GOAL:
Leave out all pictures. Return exactly the lines from the top of the material through the line containing "var subtitleText = 'Alterszusammensetzung".

(Collected data entries)
┏━━

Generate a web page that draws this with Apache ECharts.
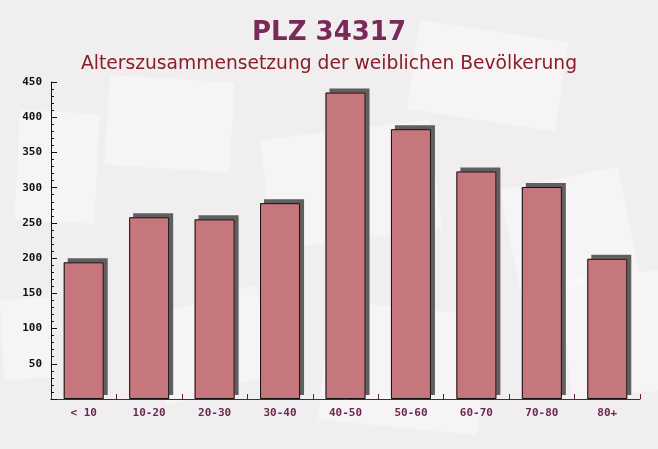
<!DOCTYPE html>
<html><head><meta charset="utf-8">
<script src="https://cdn.jsdelivr.net/npm/echarts@6/dist/echarts.min.js"></script>
<style>html,body{margin:0;padding:0;background:#f2eff1}#c{width:658px;height:449px}</style>
</head><body><div id="c"></div>
<script>
var categories = ['< 10','10-20','20-30','30-40','40-50','50-60','60-70','70-80','80+'];
var values = [194, 258, 255, 278, 435, 383, 323, 301, 199];
var titleText = 'PLZ 34317';
var subtitleText = 'Alterszusammensetzung der weiblichen Bevölkerung';

var chart = echarts.init(document.getElementById('c'), null, {renderer:'canvas'});
function env(x,y,w,h,rot){
  return {type:'rect', x:x, y:y, rotation:rot, shape:{x:0,y:0,width:w,height:h},
    style:{fill:'rgba(255,255,255,0.35)'}, z:-10, silent:true};
}
chart.setOption({
  backgroundColor:'#f1eef0',
  graphic:[
    env(110,75,125,90,-0.06), env(260,140,170,110,0.12), env(20,110,80,110,-0.05),
    env(420,20,150,90,-0.15), env(500,190,120,110,0.2), env(140,320,120,90,0.3),
    env(330,300,160,120,-0.1), env(560,280,100,120,0.1), env(0,300,50,80,0.05)
  ],
  title:[
    {text:titleText, left:'center', top:15, textStyle:{fontFamily:'DejaVu Sans', fontWeight:'bold', fontSize:26, color:'#7a2a58'}},
    {text:subtitleText, left:'center', top:50, textStyle:{fontFamily:'DejaVu Sans', fontWeight:'normal', fontSize:18.7, color:'#8b1c2c'}}
  ],
  grid:{left:51, right:18, top:82, bottom:50},
  xAxis:{type:'category', data:categories,
    axisLine:{lineStyle:{color:'#5a2040', width:1}},
    axisTick:{show:true, inside:true, length:5, lineStyle:{color:'#5a2040'}},
    axisLabel:{fontFamily:'DejaVu Sans Mono', fontWeight:'bold', fontSize:11, color:'#6b2850', margin:9}
  },
  yAxis:{type:'value', min:0, max:450, interval:50,
    axisLine:{show:true, lineStyle:{color:'#111', width:1}},
    axisTick:{show:true, inside:true, length:6, lineStyle:{color:'#111'}},
    minorTick:{show:true, splitNumber:5, length:3, lineStyle:{color:'#111'}},
    splitLine:{show:false},
    axisLabel:{fontFamily:'DejaVu Sans Mono', fontWeight:'bold', fontSize:11, color:'#111', margin:9,
      formatter:function(v){return v===0?'':v;}}
  },
  series:[
    {type:'bar', data:values, barWidth:40, z:2,
      itemStyle:{color:'#c5777d', borderWidth:0,
        shadowColor:'#5f5f5f', shadowOffsetX:4, shadowOffsetY:-4, shadowBlur:0}},
    {type:'bar', data:values, barWidth:40, barGap:'-100%', z:3,
      itemStyle:{color:'rgba(0,0,0,0)', borderColor:'#111', borderWidth:1}}
  ]
});
</script></body></html>
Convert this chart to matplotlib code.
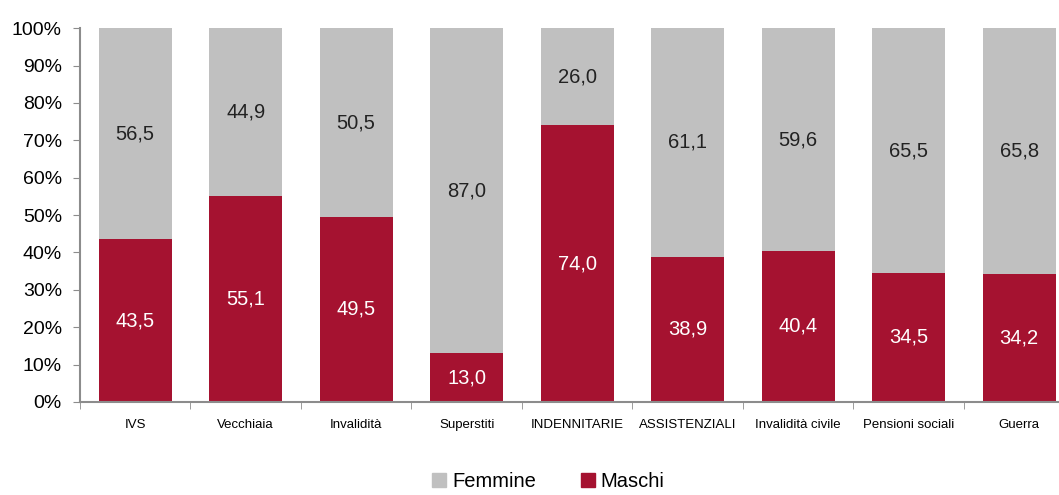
import matplotlib.pyplot as plt
import matplotlib.patches as mpatches
import numpy as np

plt.rcParams['font.family'] = ['Liberation Sans', 'DejaVu Sans']

categories = ['IVS', 'Vecchiaia', 'Invalidità', 'Superstiti', 'INDENNITARIE',
              'ASSISTENZIALI', 'Invalidità civile', 'Pensioni sociali', 'Guerra']
maschi = [43.5, 55.1, 49.5, 13.0, 74.0, 38.9, 40.4, 34.5, 34.2]
femmine = [56.5, 44.9, 50.5, 87.0, 26.0, 61.1, 59.6, 65.5, 65.8]

RED = '#A51230'
GRAY = '#C0C0C0'
AXIS = '#8C8C8C'

fig = plt.figure(figsize=(10.59, 4.95), dpi=100)
ax = fig.add_axes([0.0755, 0.188, 0.939, 0.755])

x = np.arange(len(categories))
w = 0.66
ax.bar(x, maschi, width=w, color=RED, linewidth=0)
ax.bar(x, femmine, width=w, bottom=maschi, color=GRAY, linewidth=0)

for i, (m, f) in enumerate(zip(maschi, femmine)):
    ax.text(i, m / 2, f'{m:.1f}'.replace('.', ','), ha='center', va='center',
            fontsize=14.5, color='white')
    ax.text(i, m + f / 2, f'{f:.1f}'.replace('.', ','), ha='center', va='center',
            fontsize=14.5, color='#222222')

ax.set_xlim(-0.5, len(categories) - 0.5)
ax.set_ylim(0, 100)
ax.set_yticks(np.arange(0, 101, 10))
ax.set_yticklabels([f'{v}%' for v in range(0, 101, 10)], fontsize=14)

ax.set_xticks(x)
ax.set_xticklabels(categories, fontsize=9.5,
                   fontfamily=['Liberation Sans Narrow', 'Liberation Sans'])
ax.tick_params(axis='x', length=0, pad=12)
ax.set_xticks(np.arange(-0.5, len(categories), 1), minor=True)
ax.tick_params(axis='x', which='minor', length=5, color=AXIS, direction='out')
ax.tick_params(axis='y', length=5, color=AXIS, pad=8)

for s in ['top', 'right']:
    ax.spines[s].set_visible(False)
for s in ['left', 'bottom']:
    ax.spines[s].set_color(AXIS)
    ax.spines[s].set_linewidth(1.5)

handles = [mpatches.Patch(color=GRAY, label='Femmine'),
           mpatches.Patch(color=RED, label='Maschi')]
fig.legend(handles=handles, loc='center', bbox_to_anchor=(0.518, 0.028), ncol=2,
           frameon=False, fontsize=14.5, handlelength=0.7, handleheight=0.7,
           handletextpad=0.3, columnspacing=2.2)

fig.savefig('out.png', dpi=100, facecolor='white')
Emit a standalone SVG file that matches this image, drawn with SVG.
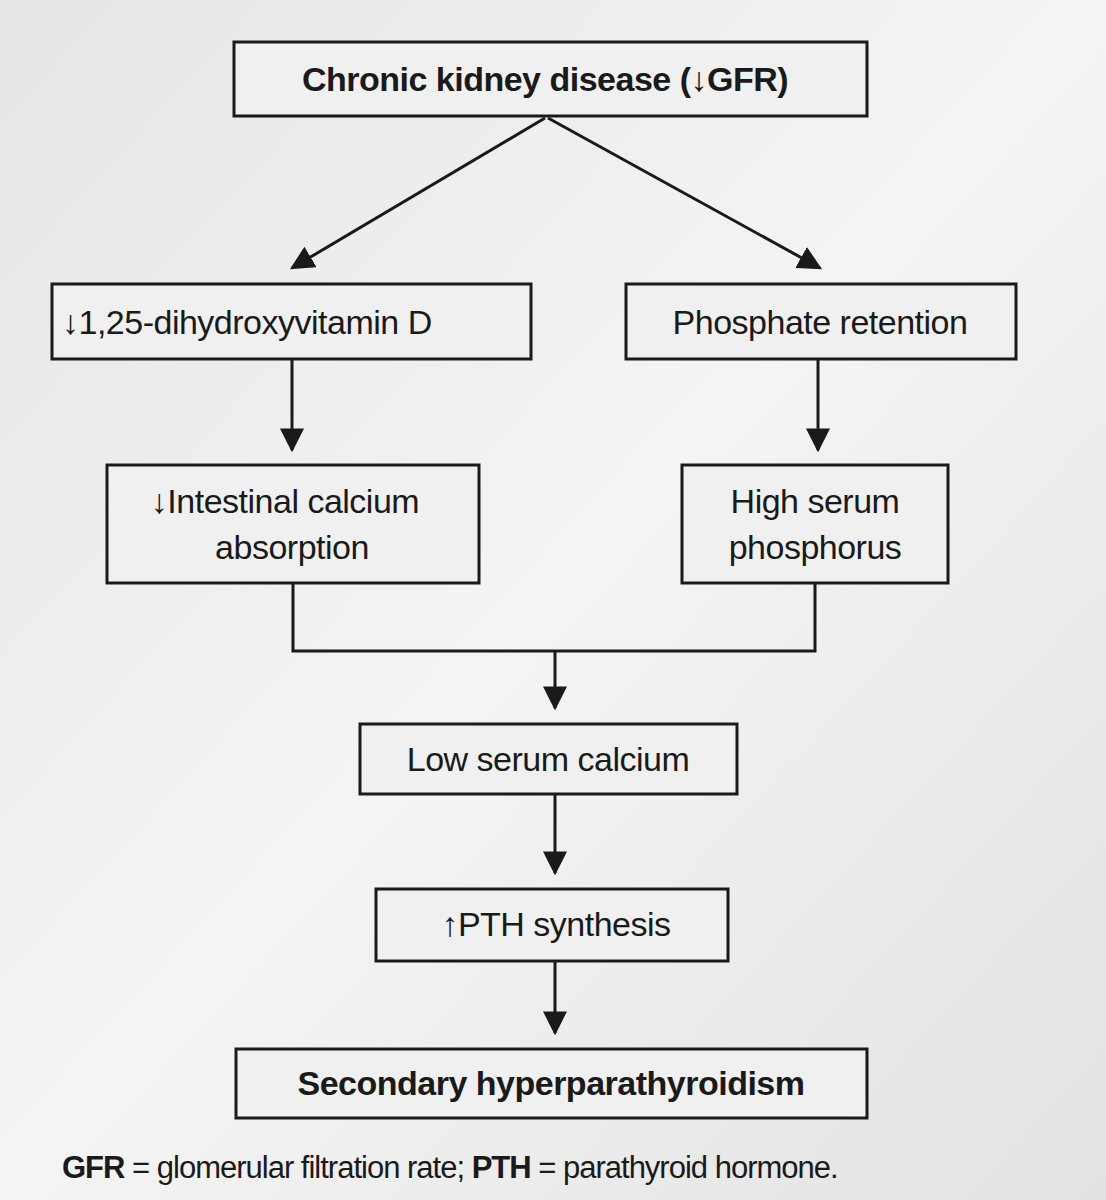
<svg xmlns="http://www.w3.org/2000/svg" width="1106" height="1200" viewBox="0 0 1106 1200">
<defs>
<linearGradient id="bg" x1="0" y1="0" x2="1" y2="1"><stop offset="0" stop-color="#e6e6e6"/><stop offset="0.5" stop-color="#f4f4f4"/><stop offset="1" stop-color="#e2e2e2"/></linearGradient>
<marker id="a" viewBox="0 0 10 10" refX="9" refY="5" markerWidth="8" markerHeight="8" orient="auto"><path d="M0,0 L10,5 L0,10 z" fill="#1a1a1a"/></marker>
</defs>
<style>
rect.b{fill:#f0f0f0;stroke:#1a1a1a;stroke-width:3}
text{font-family:"Liberation Sans",Arial,sans-serif;fill:#1a1a1a;font-size:34px;letter-spacing:-0.5px}
text.ft{font-size:31px;letter-spacing:-1px}
.bd{font-weight:bold}
.c line,.c path{stroke:#1a1a1a;stroke-width:3;fill:none}
</style>
<rect width="1106" height="1200" fill="url(#bg)"/>
<g class="c">
<line x1="545" y1="118" x2="292" y2="268" marker-end="url(#a)"/>
<line x1="548" y1="118" x2="820" y2="268" marker-end="url(#a)"/>
<line x1="292" y1="359" x2="292" y2="450" marker-end="url(#a)"/>
<line x1="818" y1="359" x2="818" y2="450" marker-end="url(#a)"/>
<path d="M293,583 V651 H815 V583"/>
<line x1="555" y1="651" x2="555" y2="708" marker-end="url(#a)"/>
<line x1="555" y1="794" x2="555" y2="873" marker-end="url(#a)"/>
<line x1="555" y1="961" x2="555" y2="1033" marker-end="url(#a)"/>
</g>
<g id="ckd"><rect class="b" x="234" y="42" width="633" height="74"/><text class="bd" x="545" y="91" text-anchor="middle">Chronic kidney disease (↓GFR)</text></g>
<g id="vitd"><rect class="b" x="52" y="284" width="479" height="75"/><text x="62" y="334">↓1,25-dihydroxyvitamin D</text></g>
<g id="phos"><rect class="b" x="626" y="284" width="390" height="75"/><text x="820" y="334" text-anchor="middle">Phosphate retention</text></g>
<g id="intest"><rect class="b" x="107" y="465" width="372" height="118"/><text x="285" y="513" text-anchor="middle">↓Intestinal  calcium</text><text x="292" y="559" text-anchor="middle">absorption</text></g>
<g id="high"><rect class="b" x="682" y="465" width="266" height="118"/><text x="815" y="513" text-anchor="middle">High serum</text><text x="815" y="559" text-anchor="middle">phosphorus</text></g>
<g id="low"><rect class="b" x="360" y="724" width="377" height="70"/><text x="548" y="771" text-anchor="middle">Low serum calcium</text></g>
<g id="pth"><rect class="b" x="376" y="889" width="352" height="72"/><text x="556" y="936" text-anchor="middle">↑PTH synthesis</text></g>
<g id="sec"><rect class="b" x="236" y="1049" width="631" height="69"/><text class="bd" x="551" y="1095" text-anchor="middle">Secondary hyperparathyroidism</text></g>
<text class="ft" x="62" y="1178"><tspan class="bd">GFR</tspan> = glomerular filtration rate; <tspan class="bd">PTH</tspan> = parathyroid hormone.</text>
</svg>
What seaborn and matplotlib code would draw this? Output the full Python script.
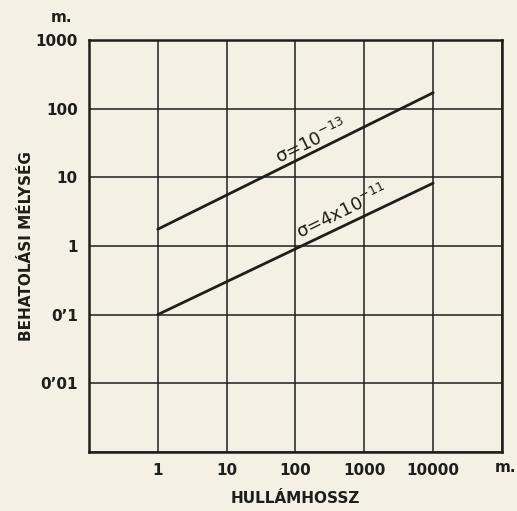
import numpy as np
import pandas as pd
import matplotlib
matplotlib.use("Agg")
import matplotlib.pyplot as plt
import seaborn as sns

# data (log-log, wavelength vs penetration depth)
wavelength = [1, 10000]
depth_low_sigma = [1.75, 170]   # sigma = 10^-13
depth_high_sigma = [0.1, 8.2]   # sigma = 4x10^-11
x_ticks = [0.1, 1, 10, 100, 1000, 10000, 100000]
x_labels = ["", "1", "10", "100", "1000", "10000", ""]
y_ticks = [0.001, 0.01, 0.1, 1, 10, 100, 1000]
y_labels = ["", "0\u201901", "0\u20191", "1", "10", "100", "1000"]

df = pd.DataFrame({
    "x": wavelength * 2,
    "y": depth_low_sigma + depth_high_sigma,
    "sigma": ["1e-13", "1e-13", "4e-11", "4e-11"],
})

bg = "#f4f0e3"
ink = "#1e1f1b"

sns.set_style("white")
plt.rcParams["font.family"] = ["DejaVu Sans"]

fig = plt.figure(figsize=(5.17, 5.11), dpi=100, facecolor=bg)
ax = fig.add_axes([0.172, 0.1155, 0.799, 0.8065])
ax.set_facecolor(bg)

sns.lineplot(data=df, x="x", y="y", units="sigma", estimator=None,
             color=ink, linewidth=2.0, ax=ax, legend=False)

ax.set_xscale("log")
ax.set_yscale("log")
ax.set_xlim(0.1, 100000)
ax.set_ylim(0.001, 1000)
ax.set_xticks(x_ticks)
ax.set_xticklabels(x_labels)
ax.set_yticks(y_ticks)
ax.set_yticklabels(y_labels)
ax.minorticks_off()
ax.tick_params(length=0, labelsize=11, colors=ink, pad=8)
for lab in ax.get_xticklabels() + ax.get_yticklabels():
    lab.set_fontweight("semibold")

ax.grid(True, which="major", color=ink, linewidth=1.1)
for s in ax.spines.values():
    s.set_visible(True)
    s.set_color(ink)
    s.set_linewidth(1.8)

ax.set_xlabel("HULLÁMHOSSZ", fontsize=11, fontweight="semibold", color=ink, labelpad=9)
ax.set_ylabel("BEHATOLÁSI MÉLYSÉG", fontsize=11, fontweight="semibold", color=ink, labelpad=1)

# unit markers
fig.text(61 / 517, 1 - 18 / 511, "m.", fontsize=11, fontweight="semibold", color=ink,
         ha="center", va="center")
fig.text(505 / 517, 1 - 468 / 511, "m.", fontsize=11, fontweight="semibold", color=ink,
         ha="center", va="center")

# curve labels along the lines
ax.text(62, 13.5, "σ=10$^{-13}$", rotation=26, rotation_mode="anchor",
        fontsize=13, color=ink, ha="left", va="bottom")
ax.text(125, 1.1, "σ=4x10$^{-11}$", rotation=26, rotation_mode="anchor",
        fontsize=13, color=ink, ha="left", va="bottom")

fig.savefig("out.png", dpi=100, facecolor=bg)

┗━━

RESULT FOR THIS TASK:
Generate a web page that draws this with Apache ECharts.
<!DOCTYPE html>
<html><head><meta charset="utf-8">
<script src="https://cdn.jsdelivr.net/npm/echarts@6/dist/echarts.min.js"></script>
<style>html,body{margin:0;padding:0;background:#f2eff1}#c{width:658px;height:449px}</style>
</head><body><div id="c"></div>
<script>
var categories = ['< 10','10-20','20-30','30-40','40-50','50-60','60-70','70-80','80+'];
var values = [194, 258, 255, 278, 435, 383, 323, 301, 199];
var titleText = 'PLZ 34317';
var subtitleText = 'Alterszusammensetzung der weiblichen Bevölkerung';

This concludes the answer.